Friday 29 November 2013

Castaways 4

“Ese era su cueva, allí.” Said one of the lobstermen. That was his cave, there. And we rounded the last point from Puerto Inglés, into calmer water, and half-moon Cumberland Bay at the base of the three thousand foot flat-topped fine-misted volcanic peak that towered above it. Clinging precipitously to the tortuous jagged side of El Yangue Mountain, rising abruptly from the sea and almost lost in a sweep of eucalypts, guayabas, and chanta trees, appeared a cluster of wood and tin huts, crowding the narrow shore.
“San Juan Bautista.” Said the lobsterman. “Mi casa.” A few lobster boats nodded on their moorings. The rest of the town didn’t look any more awake.
We landed outside time and space. The refugees had likely forgotten how and why they had come to this frontier of the spirit. The few that roamed the street moved at the pace of the bread rising for them at the bakery. They looked at us indifferently, almost like we weren’t really there, as we reached the rocky beachhead. The dirt roads were as deeply rutted as the faces of the lobstermen, and the only conveyances, other than the mail jeep, were the wheelbarrows. The few hundred inhabitants were neither rich nor poor. Their bungalows were weathered but tidy, with chimney pots and small yards and sparse gardens, and big leafy palm or fruit trees. There was a Catholic and Mormon and Evangelical church, as many shops of similar denominations, a primary school, and a red telephone box, the nerve centre and meeting place for young aspiring escapados. A big round rusted plate hung suspended below the hand painted red and white sign at the top of the two tall metal poles, in front of the town hall. Emergencia. I wondered what they would ever need it for. We were four hundred miles from the nearest medical care, and only way to get there had taken off hours ago.

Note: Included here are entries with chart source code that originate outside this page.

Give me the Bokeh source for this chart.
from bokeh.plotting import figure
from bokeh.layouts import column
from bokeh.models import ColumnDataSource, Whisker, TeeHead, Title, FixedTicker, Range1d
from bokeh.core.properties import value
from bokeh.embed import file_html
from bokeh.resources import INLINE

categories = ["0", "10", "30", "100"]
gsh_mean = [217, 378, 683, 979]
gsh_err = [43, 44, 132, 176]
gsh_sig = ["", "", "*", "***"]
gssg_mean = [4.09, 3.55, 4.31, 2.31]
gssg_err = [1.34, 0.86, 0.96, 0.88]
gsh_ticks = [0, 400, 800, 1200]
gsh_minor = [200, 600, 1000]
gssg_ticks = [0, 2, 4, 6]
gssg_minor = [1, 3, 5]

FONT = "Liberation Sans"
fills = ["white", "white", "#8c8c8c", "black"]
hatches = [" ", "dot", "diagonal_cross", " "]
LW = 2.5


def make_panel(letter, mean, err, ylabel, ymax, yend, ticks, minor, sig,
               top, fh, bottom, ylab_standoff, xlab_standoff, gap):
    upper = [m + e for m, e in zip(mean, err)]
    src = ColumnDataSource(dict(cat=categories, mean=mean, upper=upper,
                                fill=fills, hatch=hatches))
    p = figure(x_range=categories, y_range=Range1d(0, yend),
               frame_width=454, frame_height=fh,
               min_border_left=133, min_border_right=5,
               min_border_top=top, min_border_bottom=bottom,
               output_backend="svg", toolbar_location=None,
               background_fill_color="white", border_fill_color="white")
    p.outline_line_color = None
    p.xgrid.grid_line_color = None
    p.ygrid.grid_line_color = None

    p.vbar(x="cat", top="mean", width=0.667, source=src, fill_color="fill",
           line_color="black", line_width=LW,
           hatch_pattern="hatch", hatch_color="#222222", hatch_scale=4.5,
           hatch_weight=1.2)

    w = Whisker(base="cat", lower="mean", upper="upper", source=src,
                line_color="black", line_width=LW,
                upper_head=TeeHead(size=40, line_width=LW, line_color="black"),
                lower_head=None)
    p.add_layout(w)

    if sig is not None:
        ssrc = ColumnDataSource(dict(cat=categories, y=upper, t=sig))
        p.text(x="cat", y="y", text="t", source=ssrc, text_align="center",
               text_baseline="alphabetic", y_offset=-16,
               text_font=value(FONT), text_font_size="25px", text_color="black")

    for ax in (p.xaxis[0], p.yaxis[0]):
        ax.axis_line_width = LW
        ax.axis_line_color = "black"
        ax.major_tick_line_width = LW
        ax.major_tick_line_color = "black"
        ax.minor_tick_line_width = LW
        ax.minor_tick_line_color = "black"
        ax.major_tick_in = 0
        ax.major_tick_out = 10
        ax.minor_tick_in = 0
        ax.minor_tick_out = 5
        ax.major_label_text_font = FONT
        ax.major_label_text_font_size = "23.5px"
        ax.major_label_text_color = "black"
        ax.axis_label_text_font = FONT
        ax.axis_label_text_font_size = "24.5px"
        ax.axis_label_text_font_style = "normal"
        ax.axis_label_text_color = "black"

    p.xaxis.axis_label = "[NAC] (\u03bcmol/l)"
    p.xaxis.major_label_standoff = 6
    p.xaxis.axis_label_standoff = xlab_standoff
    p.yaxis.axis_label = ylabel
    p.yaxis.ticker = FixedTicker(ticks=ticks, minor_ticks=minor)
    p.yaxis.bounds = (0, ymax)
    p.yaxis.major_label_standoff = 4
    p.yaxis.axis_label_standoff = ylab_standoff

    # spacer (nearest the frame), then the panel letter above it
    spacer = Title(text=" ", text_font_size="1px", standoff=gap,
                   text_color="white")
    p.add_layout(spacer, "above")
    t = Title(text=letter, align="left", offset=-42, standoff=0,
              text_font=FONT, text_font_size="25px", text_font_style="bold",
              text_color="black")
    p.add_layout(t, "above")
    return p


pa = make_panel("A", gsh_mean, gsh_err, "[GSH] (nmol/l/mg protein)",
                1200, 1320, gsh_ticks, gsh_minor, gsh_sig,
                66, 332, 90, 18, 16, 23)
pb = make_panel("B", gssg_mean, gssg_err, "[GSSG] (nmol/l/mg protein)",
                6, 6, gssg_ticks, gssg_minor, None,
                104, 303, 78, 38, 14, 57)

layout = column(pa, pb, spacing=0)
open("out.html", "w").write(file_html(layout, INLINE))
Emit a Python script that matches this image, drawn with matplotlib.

She was waiting for us at the end of the pier. Dafne owned a small guesthouse at the eastern end of the village, over the water. Her wet suit said she was going diving. She told us she was going diving.
“Quieres una langosta para más tarde?” She asked. Did we want a lobster for later. Robyn’s eyes lit up the answer. We both said goodbye to the Spaniards, and Dafne took us along the shore to our cabaña. It had a kitchen with a gas stove, and a very large pot. Our carton of Santa Rita 120 wine from Santiago took its place alongside a box of custard powder on the only shelf. We were good.